**Given exercise**. In the entries below, count every line with the word "this". Return only the count.

**Plotting code records**.
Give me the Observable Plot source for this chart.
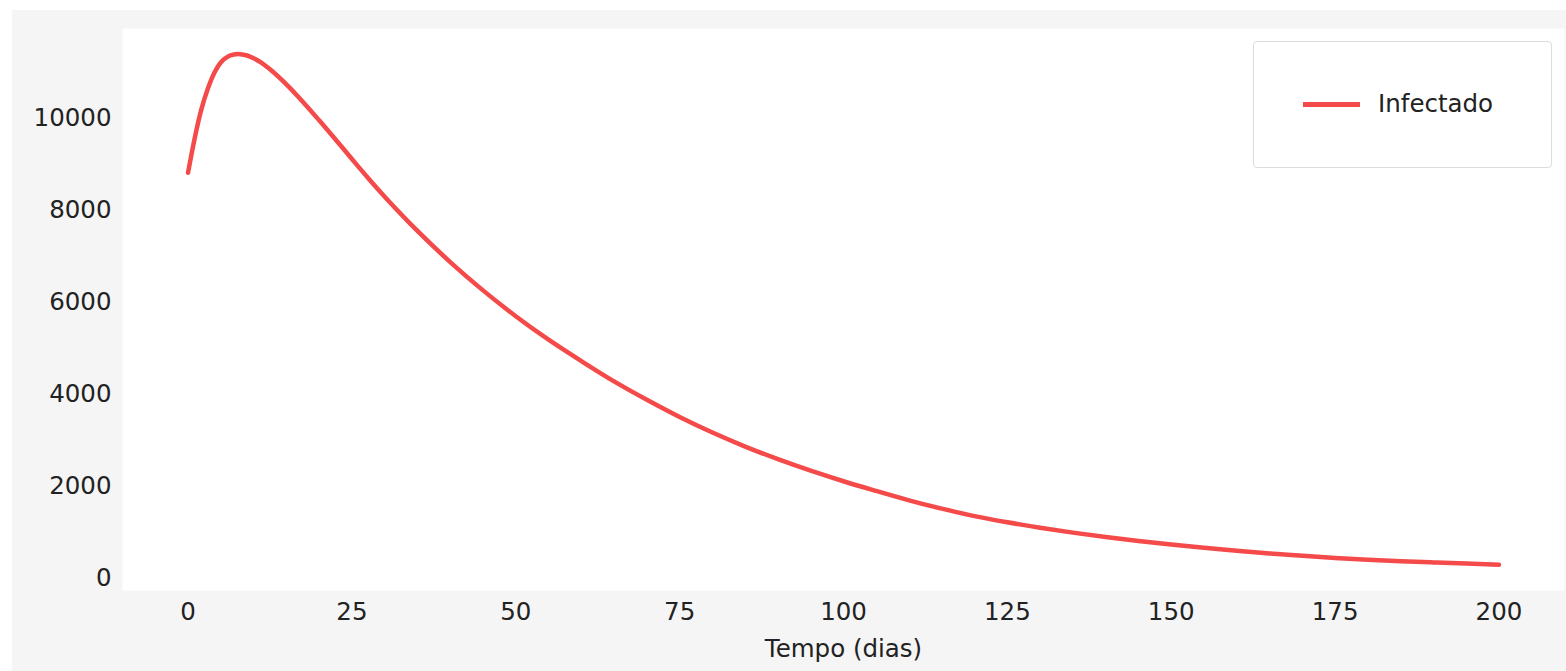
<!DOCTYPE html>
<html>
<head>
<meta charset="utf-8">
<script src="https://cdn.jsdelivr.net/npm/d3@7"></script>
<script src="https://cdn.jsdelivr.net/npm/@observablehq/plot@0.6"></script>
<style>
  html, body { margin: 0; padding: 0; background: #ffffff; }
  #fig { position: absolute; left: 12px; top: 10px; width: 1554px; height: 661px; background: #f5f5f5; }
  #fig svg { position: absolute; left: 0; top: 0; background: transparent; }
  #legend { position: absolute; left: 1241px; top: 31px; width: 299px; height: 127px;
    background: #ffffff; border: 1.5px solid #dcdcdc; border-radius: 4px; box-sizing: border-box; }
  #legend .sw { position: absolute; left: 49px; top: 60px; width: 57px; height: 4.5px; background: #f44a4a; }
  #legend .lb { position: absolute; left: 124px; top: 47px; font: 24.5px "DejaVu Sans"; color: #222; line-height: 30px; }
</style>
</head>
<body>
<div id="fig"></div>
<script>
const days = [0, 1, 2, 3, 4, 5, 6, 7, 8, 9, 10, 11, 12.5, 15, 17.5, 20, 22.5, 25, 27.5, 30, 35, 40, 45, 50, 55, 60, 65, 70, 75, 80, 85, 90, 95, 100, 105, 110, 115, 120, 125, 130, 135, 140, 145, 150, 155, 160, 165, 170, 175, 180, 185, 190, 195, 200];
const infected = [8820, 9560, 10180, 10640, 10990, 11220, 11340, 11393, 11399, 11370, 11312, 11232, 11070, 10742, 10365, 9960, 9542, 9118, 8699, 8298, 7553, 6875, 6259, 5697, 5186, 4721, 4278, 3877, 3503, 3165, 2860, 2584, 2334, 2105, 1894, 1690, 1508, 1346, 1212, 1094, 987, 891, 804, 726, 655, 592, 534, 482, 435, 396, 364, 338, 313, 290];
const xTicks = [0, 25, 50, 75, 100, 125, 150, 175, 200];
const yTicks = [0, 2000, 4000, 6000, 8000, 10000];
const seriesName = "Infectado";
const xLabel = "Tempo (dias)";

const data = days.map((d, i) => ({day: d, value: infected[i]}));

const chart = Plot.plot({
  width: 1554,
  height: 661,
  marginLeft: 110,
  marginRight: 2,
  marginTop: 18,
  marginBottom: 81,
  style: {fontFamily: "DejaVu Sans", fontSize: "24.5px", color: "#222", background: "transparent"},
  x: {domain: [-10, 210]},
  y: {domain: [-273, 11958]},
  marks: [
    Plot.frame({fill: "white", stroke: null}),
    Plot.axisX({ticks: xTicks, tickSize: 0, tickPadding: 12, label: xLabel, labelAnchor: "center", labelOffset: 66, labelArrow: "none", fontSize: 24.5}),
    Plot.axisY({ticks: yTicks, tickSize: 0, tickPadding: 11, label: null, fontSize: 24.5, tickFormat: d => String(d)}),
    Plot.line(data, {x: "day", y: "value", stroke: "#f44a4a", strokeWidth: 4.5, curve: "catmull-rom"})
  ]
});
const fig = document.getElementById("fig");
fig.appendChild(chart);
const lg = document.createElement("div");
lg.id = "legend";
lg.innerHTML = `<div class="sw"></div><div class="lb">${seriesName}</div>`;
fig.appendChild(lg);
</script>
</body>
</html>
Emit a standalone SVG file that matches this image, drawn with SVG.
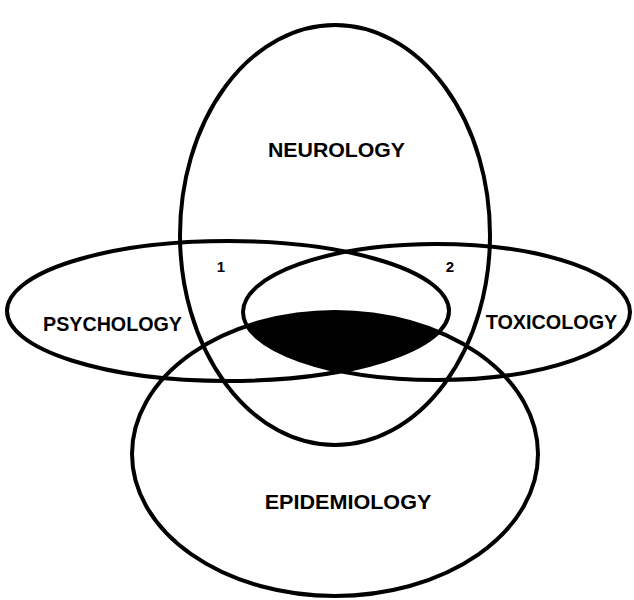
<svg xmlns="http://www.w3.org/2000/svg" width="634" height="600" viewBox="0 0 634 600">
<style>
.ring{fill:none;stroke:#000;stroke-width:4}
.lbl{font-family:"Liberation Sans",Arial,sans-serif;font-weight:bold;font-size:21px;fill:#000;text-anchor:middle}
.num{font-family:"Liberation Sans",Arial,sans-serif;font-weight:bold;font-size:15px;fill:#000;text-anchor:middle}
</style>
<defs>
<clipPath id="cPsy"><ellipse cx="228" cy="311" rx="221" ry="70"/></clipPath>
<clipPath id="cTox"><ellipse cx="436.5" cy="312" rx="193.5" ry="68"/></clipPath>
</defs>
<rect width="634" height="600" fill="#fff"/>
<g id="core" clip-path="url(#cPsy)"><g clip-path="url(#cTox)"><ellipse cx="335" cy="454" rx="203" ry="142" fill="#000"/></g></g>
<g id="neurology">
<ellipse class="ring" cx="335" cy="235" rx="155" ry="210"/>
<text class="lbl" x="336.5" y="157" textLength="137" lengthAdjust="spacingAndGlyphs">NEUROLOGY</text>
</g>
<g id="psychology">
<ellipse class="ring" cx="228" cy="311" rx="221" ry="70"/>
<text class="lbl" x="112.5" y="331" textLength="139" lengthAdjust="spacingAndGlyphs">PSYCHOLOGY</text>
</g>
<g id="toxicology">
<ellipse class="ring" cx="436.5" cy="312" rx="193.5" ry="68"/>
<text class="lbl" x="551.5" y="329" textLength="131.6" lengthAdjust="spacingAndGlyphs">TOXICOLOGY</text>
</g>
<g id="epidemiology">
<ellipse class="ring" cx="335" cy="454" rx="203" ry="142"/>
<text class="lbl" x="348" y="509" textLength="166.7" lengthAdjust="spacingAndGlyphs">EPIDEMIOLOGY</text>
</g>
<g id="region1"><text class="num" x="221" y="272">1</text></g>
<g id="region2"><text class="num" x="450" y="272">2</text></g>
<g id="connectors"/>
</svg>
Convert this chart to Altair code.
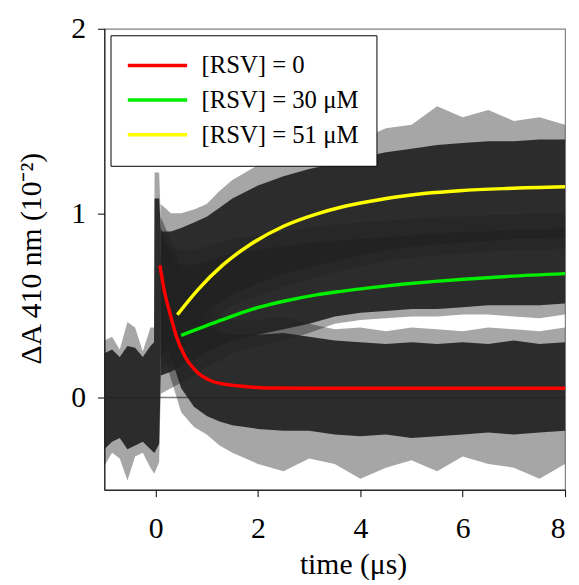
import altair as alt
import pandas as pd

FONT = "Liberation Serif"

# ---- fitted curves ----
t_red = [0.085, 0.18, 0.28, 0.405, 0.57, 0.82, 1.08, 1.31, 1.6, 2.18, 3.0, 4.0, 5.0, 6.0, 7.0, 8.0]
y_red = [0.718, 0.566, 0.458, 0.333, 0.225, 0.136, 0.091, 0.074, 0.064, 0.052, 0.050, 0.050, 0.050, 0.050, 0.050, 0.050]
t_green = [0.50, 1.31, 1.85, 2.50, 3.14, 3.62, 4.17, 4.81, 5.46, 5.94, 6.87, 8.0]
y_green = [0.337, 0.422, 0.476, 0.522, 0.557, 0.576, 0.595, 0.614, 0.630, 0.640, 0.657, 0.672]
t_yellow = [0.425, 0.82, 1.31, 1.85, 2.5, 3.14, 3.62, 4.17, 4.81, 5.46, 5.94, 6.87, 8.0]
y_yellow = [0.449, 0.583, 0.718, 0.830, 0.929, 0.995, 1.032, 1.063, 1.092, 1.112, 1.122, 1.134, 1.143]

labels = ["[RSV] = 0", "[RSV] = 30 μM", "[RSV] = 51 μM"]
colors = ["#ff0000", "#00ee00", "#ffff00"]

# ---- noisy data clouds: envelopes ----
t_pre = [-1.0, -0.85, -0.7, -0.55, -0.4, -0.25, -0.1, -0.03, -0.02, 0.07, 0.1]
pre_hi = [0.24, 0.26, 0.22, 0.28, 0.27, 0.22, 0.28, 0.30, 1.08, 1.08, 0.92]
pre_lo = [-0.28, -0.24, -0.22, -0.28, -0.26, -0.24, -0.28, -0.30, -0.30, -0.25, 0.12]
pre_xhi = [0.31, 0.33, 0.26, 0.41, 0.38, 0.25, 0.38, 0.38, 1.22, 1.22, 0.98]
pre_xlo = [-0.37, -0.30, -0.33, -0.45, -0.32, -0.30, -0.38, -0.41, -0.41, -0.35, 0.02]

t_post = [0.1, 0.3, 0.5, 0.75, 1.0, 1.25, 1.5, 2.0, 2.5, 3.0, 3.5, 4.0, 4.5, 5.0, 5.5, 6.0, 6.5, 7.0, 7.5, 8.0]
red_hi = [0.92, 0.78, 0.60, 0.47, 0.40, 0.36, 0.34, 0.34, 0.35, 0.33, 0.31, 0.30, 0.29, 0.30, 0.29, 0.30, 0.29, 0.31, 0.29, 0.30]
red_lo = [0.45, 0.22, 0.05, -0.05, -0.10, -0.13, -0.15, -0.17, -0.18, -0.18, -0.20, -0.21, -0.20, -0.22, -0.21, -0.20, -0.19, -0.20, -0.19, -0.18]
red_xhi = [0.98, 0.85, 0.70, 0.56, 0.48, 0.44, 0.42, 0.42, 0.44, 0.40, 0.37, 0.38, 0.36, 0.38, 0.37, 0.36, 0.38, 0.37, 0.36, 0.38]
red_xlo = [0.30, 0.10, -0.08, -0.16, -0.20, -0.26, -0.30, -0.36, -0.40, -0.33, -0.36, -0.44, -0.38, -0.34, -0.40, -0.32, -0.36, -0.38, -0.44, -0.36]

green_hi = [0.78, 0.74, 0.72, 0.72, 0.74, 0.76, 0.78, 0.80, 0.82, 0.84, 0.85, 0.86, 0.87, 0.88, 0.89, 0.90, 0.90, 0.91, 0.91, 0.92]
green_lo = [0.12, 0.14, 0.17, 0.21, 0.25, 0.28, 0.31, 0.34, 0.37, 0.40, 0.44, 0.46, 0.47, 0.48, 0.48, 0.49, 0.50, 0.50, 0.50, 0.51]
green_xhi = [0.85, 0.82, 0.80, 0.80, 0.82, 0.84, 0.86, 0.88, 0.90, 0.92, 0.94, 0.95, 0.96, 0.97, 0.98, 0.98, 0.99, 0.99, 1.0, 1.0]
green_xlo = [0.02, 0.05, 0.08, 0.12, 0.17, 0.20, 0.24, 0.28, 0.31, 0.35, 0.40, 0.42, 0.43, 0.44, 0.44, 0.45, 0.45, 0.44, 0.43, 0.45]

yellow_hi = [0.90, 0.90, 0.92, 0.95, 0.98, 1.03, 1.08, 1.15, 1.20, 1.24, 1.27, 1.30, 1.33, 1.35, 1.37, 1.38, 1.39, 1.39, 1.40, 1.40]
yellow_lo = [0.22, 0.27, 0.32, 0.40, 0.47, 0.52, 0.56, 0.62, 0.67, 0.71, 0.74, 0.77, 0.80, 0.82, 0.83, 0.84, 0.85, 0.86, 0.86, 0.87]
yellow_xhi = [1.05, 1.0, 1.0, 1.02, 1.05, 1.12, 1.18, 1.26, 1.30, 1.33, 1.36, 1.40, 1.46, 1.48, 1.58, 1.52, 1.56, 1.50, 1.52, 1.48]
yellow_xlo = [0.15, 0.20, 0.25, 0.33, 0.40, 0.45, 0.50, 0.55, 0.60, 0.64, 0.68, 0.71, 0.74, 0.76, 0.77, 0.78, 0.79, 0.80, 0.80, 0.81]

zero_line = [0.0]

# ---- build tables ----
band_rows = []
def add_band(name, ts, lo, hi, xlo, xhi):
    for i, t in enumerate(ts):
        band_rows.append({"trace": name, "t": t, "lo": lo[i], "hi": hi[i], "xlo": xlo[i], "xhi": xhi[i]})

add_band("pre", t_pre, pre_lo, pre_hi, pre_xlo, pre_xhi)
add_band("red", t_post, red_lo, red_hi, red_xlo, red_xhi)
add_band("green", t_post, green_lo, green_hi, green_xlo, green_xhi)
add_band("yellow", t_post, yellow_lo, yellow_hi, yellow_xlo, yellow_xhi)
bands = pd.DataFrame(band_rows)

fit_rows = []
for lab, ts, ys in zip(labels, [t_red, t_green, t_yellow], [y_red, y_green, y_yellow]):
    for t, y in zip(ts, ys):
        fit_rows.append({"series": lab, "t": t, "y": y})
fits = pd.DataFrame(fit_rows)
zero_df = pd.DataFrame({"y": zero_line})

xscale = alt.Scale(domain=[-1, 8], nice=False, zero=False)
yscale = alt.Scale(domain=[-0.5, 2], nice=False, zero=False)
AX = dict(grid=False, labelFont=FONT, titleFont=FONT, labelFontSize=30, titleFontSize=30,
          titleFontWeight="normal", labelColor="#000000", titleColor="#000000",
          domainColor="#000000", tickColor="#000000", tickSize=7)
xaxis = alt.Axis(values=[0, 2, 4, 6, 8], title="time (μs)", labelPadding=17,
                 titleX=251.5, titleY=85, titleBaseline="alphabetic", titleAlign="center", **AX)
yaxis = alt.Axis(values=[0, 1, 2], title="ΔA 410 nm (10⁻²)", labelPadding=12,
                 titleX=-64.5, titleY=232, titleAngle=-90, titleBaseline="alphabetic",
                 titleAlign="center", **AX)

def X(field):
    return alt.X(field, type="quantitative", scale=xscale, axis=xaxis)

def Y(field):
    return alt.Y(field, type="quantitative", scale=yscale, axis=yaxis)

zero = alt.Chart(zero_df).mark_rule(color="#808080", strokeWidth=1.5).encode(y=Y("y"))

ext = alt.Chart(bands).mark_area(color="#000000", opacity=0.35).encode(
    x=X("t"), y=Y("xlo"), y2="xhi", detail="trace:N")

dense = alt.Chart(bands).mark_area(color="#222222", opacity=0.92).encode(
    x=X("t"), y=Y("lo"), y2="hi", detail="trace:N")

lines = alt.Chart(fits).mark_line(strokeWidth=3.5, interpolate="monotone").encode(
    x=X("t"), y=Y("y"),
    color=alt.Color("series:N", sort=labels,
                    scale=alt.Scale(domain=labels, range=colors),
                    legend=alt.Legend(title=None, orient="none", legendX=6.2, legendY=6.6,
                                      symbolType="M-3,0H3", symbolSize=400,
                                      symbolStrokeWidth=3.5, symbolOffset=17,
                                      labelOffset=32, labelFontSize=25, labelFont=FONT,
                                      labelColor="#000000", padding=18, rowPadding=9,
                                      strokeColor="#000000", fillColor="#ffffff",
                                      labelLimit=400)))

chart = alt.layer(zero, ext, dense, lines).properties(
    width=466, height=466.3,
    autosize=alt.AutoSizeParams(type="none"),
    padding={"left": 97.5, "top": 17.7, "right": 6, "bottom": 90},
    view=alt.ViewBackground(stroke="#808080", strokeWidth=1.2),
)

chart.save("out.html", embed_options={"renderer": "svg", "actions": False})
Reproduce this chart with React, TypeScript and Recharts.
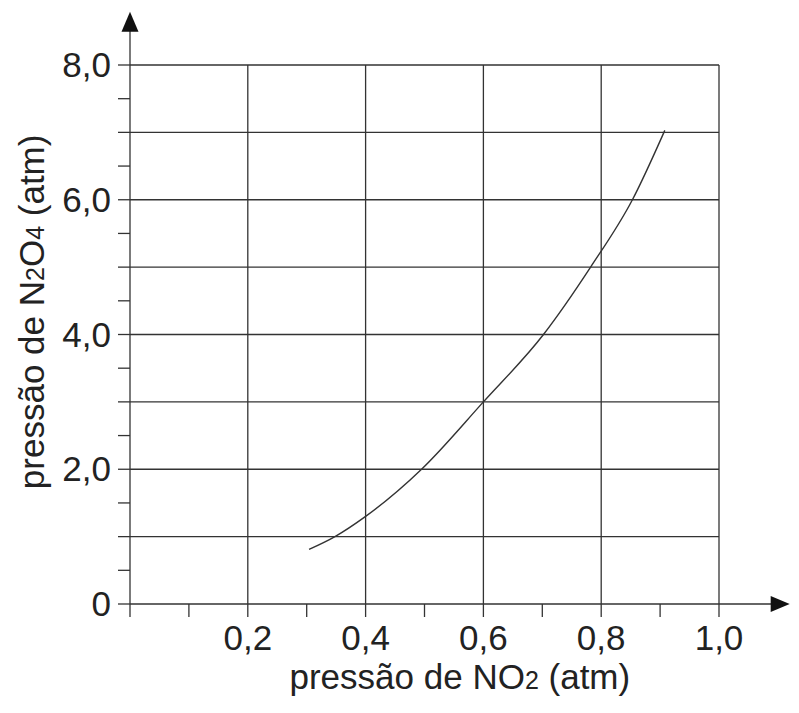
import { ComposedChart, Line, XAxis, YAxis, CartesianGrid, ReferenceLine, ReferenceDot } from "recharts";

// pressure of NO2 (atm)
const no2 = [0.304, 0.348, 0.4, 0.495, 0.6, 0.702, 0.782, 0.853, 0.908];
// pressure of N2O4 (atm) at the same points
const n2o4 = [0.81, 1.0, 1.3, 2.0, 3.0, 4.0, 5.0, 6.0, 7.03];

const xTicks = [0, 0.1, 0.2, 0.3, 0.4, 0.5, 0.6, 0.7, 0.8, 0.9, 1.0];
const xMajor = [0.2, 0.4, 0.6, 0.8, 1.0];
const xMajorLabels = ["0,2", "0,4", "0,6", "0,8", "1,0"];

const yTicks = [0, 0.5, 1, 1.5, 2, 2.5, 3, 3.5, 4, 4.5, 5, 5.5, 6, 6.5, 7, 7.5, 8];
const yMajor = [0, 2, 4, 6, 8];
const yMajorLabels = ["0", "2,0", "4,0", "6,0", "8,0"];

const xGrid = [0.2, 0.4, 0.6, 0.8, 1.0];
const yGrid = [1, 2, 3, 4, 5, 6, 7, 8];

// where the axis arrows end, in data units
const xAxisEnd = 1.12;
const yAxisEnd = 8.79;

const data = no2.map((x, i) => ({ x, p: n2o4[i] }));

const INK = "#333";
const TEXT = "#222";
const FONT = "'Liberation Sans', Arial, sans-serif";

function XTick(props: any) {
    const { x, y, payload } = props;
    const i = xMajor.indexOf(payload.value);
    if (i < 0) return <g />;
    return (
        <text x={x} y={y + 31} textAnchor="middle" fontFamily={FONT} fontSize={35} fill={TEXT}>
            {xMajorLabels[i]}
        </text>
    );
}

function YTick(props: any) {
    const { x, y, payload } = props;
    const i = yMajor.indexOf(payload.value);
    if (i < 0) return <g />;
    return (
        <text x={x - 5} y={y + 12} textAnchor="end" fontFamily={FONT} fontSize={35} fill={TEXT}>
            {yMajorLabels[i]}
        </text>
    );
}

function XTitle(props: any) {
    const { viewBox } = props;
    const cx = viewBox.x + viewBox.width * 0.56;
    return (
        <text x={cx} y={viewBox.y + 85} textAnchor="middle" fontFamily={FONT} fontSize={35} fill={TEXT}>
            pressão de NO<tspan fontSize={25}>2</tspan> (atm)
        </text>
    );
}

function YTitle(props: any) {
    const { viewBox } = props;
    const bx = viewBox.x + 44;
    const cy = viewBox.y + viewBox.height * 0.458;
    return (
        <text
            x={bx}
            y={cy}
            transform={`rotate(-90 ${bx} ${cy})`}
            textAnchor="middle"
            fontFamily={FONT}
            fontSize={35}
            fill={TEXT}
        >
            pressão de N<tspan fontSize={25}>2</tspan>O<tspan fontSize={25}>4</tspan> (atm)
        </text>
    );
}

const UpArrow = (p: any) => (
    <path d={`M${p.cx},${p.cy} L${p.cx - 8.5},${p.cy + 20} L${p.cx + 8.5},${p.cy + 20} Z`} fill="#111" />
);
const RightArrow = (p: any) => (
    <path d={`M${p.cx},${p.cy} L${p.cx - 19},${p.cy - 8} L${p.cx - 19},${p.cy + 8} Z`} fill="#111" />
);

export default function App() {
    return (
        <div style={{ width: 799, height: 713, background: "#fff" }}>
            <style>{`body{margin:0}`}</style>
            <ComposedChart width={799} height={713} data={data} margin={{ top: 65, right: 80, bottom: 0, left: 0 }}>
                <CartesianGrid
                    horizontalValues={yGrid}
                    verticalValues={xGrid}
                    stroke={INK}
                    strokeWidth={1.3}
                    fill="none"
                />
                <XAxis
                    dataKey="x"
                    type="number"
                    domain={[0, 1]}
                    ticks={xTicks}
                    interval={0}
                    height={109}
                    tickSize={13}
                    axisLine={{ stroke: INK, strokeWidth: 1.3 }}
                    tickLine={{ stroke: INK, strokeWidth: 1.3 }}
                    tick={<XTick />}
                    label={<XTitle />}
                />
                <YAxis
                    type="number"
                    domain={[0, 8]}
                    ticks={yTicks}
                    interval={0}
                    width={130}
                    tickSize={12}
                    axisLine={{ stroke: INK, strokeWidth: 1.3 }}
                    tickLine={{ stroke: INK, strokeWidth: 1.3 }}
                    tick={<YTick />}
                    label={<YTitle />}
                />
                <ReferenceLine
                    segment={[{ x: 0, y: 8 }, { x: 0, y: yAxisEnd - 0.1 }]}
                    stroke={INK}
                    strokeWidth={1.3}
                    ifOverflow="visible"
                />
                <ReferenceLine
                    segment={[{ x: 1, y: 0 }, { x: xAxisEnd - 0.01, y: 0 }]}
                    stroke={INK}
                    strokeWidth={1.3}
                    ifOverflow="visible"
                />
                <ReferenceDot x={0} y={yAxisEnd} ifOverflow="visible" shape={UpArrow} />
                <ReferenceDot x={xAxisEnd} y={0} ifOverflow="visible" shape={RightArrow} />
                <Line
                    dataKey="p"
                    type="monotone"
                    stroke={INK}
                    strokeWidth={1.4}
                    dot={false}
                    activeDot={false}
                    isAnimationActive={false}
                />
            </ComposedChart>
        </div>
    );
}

**Response to the exercise**. 4